Et on peut nuancer ce que tu dis sur la conscience "tout ou rien" : après-coup, la rétrospection nous renvoie une image d'une conscience passée incomplète par rapport à celle de référence dont on dispose à l'instant présent : par exemple celle que l'on avait à 6 ans, ou celle que l'on a sous l'emprise d'une drogue (au sens large).

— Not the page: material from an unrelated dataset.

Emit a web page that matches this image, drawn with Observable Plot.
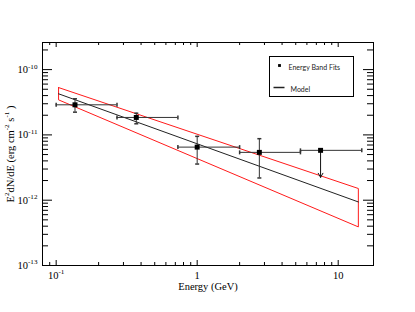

Il y a bien unicité de la conscience, mais on peut lui trouver des intensités graduelles. (s'il fallait imager cela par des phrases, on pourrait peut-être traduire cette impression par "je me sens être moi, mais un moi réduit par rapport à lorsque j'ai toutes mes facultés, mes connaissances, ma mémoire et mes capacités de jugement & d'appréciation").
Espilon a écrit : Tu as des arguments indéniables, mais je penses qu'on ne parles pas de la même conscience. Il y a la conscience de soit, qui est cérébrale, c'est simplement la fonction qui permet à un animal de se reconnaitre dans un miroir, ou de se positionner dans l'environnement et d'identifier ses propres émotions (ce qui est important puisque ceux qui en manque ne font plus la différence entre leur émotions et celle des autres). Mais il y a la conscience... sous le sens d'un apparaitre, celui d'être un individu libre et indépendant... alors que ce n'est qu'un automate de matière complexe en combustion perpétuelle.
Je ne vois pas vraiment de distinction, de frontière, de discontinuité ou d'indépendance entre ces "deux" choses.
Je n'ai pas de mal à m'identifier comme un et un seul individu, parce que j'ai à tout instant un retour sur mes pensées & mes volontés : elles sont mémorisées, confrontées à d'autres pensées en mémoire qui leur confèrent une perspective consciente.
Et d'ailleurs, on peut se demander si cette apparence d'être libre & indépendant n'est pas créée "artificiellement" par l'existence ou non de ces schémas de retour sur une pensée : certaines études tendent à montrer que le cerveau pense (les circuits sont en perpétuelle activité) et et qu'ensuite seulement, on en prend conscience et émet des décisions (au sens très large : appuyer sur un interrupteur ou pas alors qu'il est entré dans notre champ de vision, par exemple).